La situation du greffe est d'ailleurs particulièrement difficile. Pour faire face au manque de greffiers, des personnels contractuels sont engagés. Mais la durée de leurs contrats et le fait qu'ils soient encouragés à passer les concours impliquent que les autres personnels passent leur temps à former des nouveaux arrivants qui partent au bout de quelques mois. Il en est malheureusement de même avec les nouveaux personnels sortis d'école, qui restent peu de temps dans une juridiction jugée difficile. Le directeur de greffe nous a décrit un véritable phénomène d'épuisement lié à la gestion de cette situation. Il a également souligné le problème du niveau initial de ces personnels.

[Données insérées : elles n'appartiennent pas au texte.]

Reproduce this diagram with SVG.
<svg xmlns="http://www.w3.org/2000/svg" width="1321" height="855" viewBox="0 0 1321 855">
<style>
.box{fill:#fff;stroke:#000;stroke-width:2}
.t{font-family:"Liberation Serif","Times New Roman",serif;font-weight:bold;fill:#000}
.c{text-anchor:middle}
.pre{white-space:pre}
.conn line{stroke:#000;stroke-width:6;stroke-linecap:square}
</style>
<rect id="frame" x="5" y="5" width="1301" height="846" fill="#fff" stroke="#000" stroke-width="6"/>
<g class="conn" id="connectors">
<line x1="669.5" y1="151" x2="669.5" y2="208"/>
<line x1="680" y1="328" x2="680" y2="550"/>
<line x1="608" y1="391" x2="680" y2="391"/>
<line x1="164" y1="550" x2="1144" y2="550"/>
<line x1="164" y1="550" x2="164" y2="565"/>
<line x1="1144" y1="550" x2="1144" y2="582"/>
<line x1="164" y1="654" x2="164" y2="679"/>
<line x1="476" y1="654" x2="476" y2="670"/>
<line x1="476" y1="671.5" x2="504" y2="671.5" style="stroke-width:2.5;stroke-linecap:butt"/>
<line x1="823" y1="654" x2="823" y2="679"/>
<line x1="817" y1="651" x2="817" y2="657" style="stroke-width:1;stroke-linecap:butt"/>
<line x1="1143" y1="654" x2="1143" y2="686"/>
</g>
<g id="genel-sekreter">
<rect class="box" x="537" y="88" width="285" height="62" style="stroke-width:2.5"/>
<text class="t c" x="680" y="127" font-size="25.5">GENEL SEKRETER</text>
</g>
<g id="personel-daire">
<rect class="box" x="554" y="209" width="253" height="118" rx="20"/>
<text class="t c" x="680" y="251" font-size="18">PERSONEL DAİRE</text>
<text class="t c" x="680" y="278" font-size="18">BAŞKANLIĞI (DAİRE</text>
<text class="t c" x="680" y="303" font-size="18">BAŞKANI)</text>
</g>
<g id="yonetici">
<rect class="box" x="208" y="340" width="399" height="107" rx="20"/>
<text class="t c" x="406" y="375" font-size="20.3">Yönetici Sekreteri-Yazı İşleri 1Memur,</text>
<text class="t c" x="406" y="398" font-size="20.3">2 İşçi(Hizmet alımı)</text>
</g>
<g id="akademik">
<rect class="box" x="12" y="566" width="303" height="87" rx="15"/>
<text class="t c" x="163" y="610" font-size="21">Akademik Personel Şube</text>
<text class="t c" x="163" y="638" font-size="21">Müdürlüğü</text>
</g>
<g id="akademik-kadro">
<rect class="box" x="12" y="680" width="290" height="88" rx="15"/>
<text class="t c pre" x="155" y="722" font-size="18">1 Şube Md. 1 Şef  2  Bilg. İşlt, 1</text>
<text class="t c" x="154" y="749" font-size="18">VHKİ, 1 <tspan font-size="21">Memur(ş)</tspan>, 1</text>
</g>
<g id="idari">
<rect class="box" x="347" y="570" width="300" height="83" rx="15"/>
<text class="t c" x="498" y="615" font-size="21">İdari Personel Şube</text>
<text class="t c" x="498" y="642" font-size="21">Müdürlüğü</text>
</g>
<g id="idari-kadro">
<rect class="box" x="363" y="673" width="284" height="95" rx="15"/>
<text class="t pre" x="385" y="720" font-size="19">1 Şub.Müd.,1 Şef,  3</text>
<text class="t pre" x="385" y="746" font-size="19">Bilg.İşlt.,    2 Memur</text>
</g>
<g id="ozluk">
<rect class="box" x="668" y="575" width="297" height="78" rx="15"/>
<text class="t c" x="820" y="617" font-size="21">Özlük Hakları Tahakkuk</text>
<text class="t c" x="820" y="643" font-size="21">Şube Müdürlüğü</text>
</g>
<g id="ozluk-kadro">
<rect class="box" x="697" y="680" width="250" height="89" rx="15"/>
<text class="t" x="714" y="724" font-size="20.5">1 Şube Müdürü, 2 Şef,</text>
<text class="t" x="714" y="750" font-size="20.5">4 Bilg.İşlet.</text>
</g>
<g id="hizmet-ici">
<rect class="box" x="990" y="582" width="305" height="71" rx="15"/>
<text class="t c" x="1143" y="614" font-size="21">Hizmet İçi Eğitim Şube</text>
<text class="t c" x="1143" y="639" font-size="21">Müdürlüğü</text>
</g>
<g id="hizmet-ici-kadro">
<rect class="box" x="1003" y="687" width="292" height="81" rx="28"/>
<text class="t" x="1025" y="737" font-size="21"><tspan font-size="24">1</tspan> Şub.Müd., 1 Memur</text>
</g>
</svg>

C'est dans ce cadre contraint que les magistrats doivent exercer leurs missions. Si nous avons concentré notre stage sur la matière pénale, nous avons aussi eu à coeur d'aborder la matière civile dans nos entretiens et pu constater que le délai d'audiencement des affaires est de plusieurs mois voire de plusieurs années, ce qui prive parfois les décisions de toute portée pratique pour les plaignants.
En matière pénale, le niveau de violence et de criminalité à Marseille rend particulièrement difficile la situation des parquetiers et magistrats du siège en matière criminelle. Ils font face à une multiplicité d'actes isolés mais aussi à l'action de la criminalité organisée, singulièrement en matière de narcotrafic et de proxénétisme. Les magistrats nous ont fait part de tensions importantes avec la police sur la gestion des affaires et la réponse pénale. Le nombre d'enquêtes ouvertes dans les commissariats, la qualité des procédures de police judiciaire, et en amont même celle des procès-verbaux suscite l'inquiétude du parquet.
Face à ces enjeux, l'implication des magistrats et des greffiers que nous avons vus en action force l'admiration. Que ce soit les magistrats du parquet ou les juges des enfants, leur implication dans les dossiers, leur attachement au fait de prendre la meilleure décision mais aussi la volonté pédagogique d'explication de la loi et des règles qui sont les leurs montrent la qualité de notre magistrature. Or la justice n'a ni les moyens ni les personnels qualifiés suffisants. Il faut le reconnaître et lui donner les moyens de fonctionner.